If you wanted to match on values that are equal to a variable, you'd do
match x {
x if x == y => println!("seven"),
_ => println!("nothing matched!"),
}
Basically, the pattern describes the shape that it's matching on, and an identifier will match anything (this is useful because you can nest patterns, so (a, 5) is a pattern that matches a tuple where the second element is 5 and binds the first value to the name a.)
The compiler emits a bunch of warning that should hopefully make things a bit clearer:
warning: unreachable pattern
--> src/main.rs:6:9
|
5 | y => println!("seven"),
| - matches any value
6 | _ => println!("nothing matched!")
| ^ unreachable pattern
|
= note: `#[warn(unreachable_patterns)]` on by default
warning: unused variable: `y`
--> src/main.rs:3:9
|
3 | let y = 7;
| ^ help: if this is intentional, prefix it with an underscore: `_y`
|
= note: `#[warn(unused_variables)]` on by default
warning: unused variable: `y`
--> src/main.rs:5:9
|
5 | y => println!("seven"),
| ^ help: if this is intentional, prefix it with an underscore: `_y`
warning: 3 warnings emitted
Both ys are unused, which means that the second y introduces a new variable that is unrelated (and shadows) the first variable. A better message may be along the lines of warning: pattern introduces a name that shadows a variable.

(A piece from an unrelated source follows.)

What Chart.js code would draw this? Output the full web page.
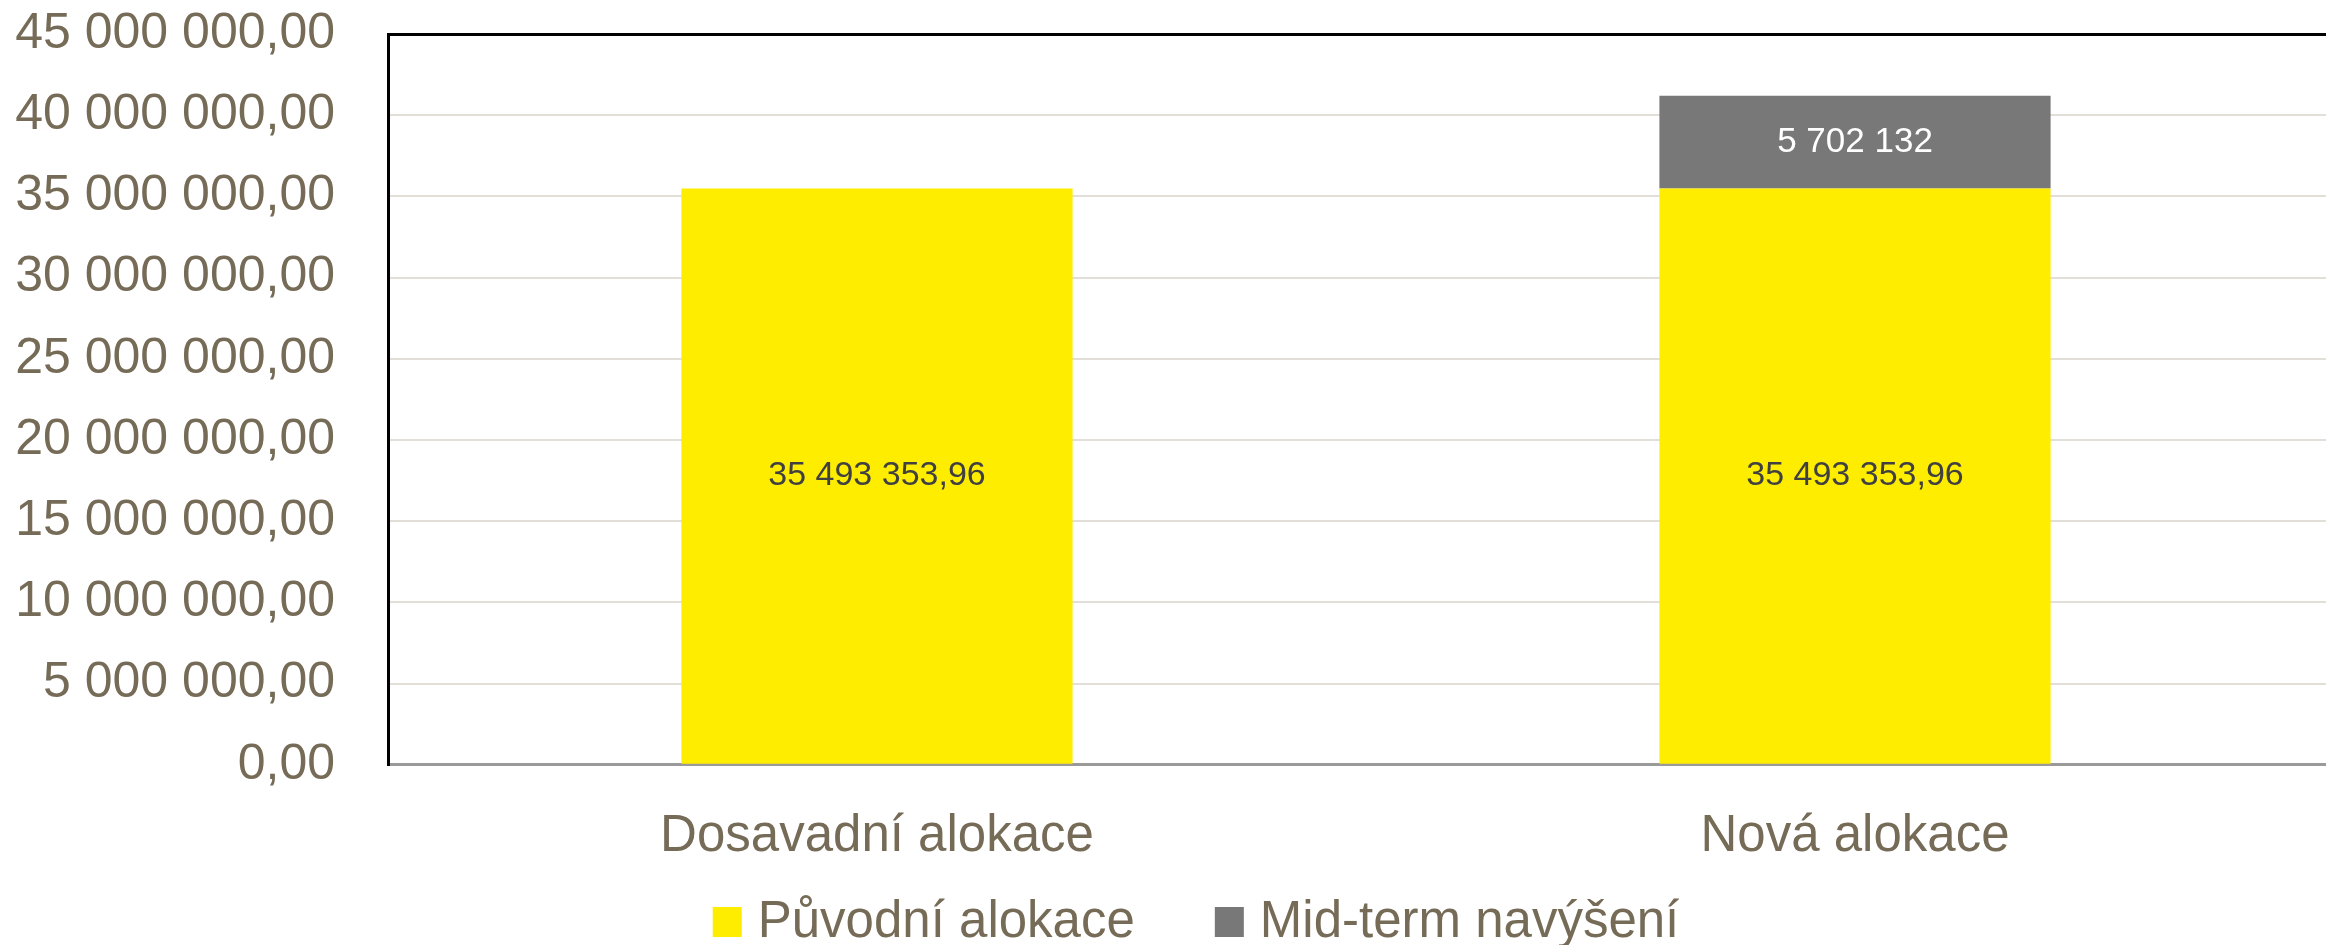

I didn't read the warnings because I'm executing this in a file with a bunch of toy functions from the book that aren't used so I get a bunch of warnings.
What's interesting to me is that I woke up this morning with the sudden realization of what you've described (i.e., shadowing). So before I got on here I tweaked the code to test if y was being shadowed. This realization puts be back into a head space where I'm back to being unsure how match works in my example. But a lot of info from all you beautiful ppl have been provided so here is how I think it works now. Please confirm/deny.
In a match block the use of a variable will ALWAYS match and capture (or be bound to) the value being matched against?
Yes, I believe that’s correct. One way to think about this is that patterns always behave the same way, and let x = something() is also a pattern-matching construct, so
Yes, unless some other pattern matches it first. For example:
match x {
42 => println!("You guess the right answer!"),
y => println!("You guessed {}. Guess again.", y),
}
The patterns are checked in order from top to bottom. If x is 42, the first pattern will match, and the second one won't be checked. If x is any other value, then the first pattern will fail, and the second pattern will match (because y is a pattern that matches any value).